The Rust Programming Language

This is a compiler for Rust, including standard libraries, tools and documentation.

Quick Start

  1. Download a binary installer for your platform.
  2. Read the tutorial.
  3. Enjoy!

Note: Windows users can read the detailed getting started notes on the wiki.

Building from Source

  1. Make sure you have installed the dependencies:

    • g++ 4.4 or clang++ 3.x
    • python 2.6 or later (but not 3.x)
    • perl 5.0 or later
    • GNU make 3.81 or later
    • curl
  2. Download and build Rust:

    You can either download a tarball or build directly from the repo.

    To build from the tarball do:

     $ curl -O http://static.rust-lang.org/dist/rust-nightly.tar.gz
     $ tar -xzf rust-nightly.tar.gz
     $ cd rust-nightly
    

    Or to build from the repo do:

     $ git clone https://github.com/mozilla/rust.git
     $ cd rust
    

    Now that you have Rust's source code, you can configure and build it:

     $ ./configure
     $ make && make install
    

    Note: You may need to use sudo make install if you do not normally have permission to modify the destination directory. The install locations can be adjusted by passing a --prefix argument to configure. Various other options are also supported, pass --help for more information on them.

    When complete, make install will place several programs into /usr/local/bin: rustc, the Rust compiler, and rustdoc, the API-documentation tool. system.

  3. Read the tutorial.

  4. Enjoy!

Notes

Since the Rust compiler is written in Rust, it must be built by a precompiled "snapshot" version of itself (made in an earlier state of development).
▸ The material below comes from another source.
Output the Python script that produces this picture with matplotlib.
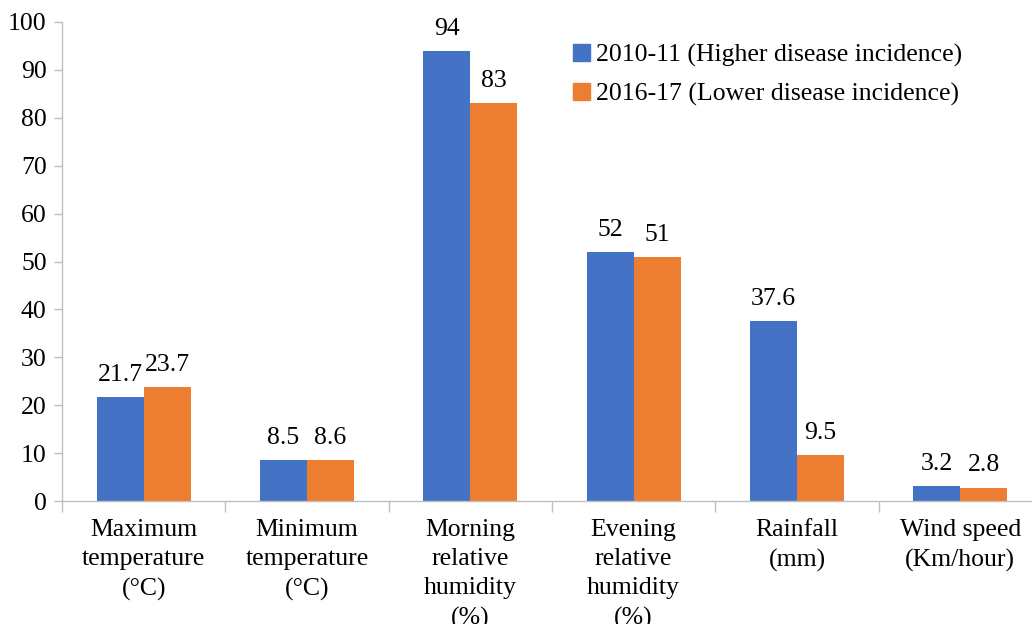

As such, source builds require a connection to the Internet, to fetch snapshots, and an OS that can execute the available snapshot binaries.

Snapshot binaries are currently built and tested on several platforms:

  • Windows (7, 8, Server 2008 R2), x86 only
  • Linux (2.6.18 or later, various distributions), x86 and x86-64
  • OSX 10.7 (Lion) or greater, x86 and x86-64

You may find that other platforms work, but these are our officially supported build environments that are most likely to work.

Rust currently needs about 1.5 GiB of RAM to build without swapping; if it hits swap, it will take a very long time to build.

There is a lot more documentation in the wiki.

License

Rust is primarily distributed under the terms of both the MIT license and the Apache License (Version 2.0), with portions covered by various BSD-like licenses.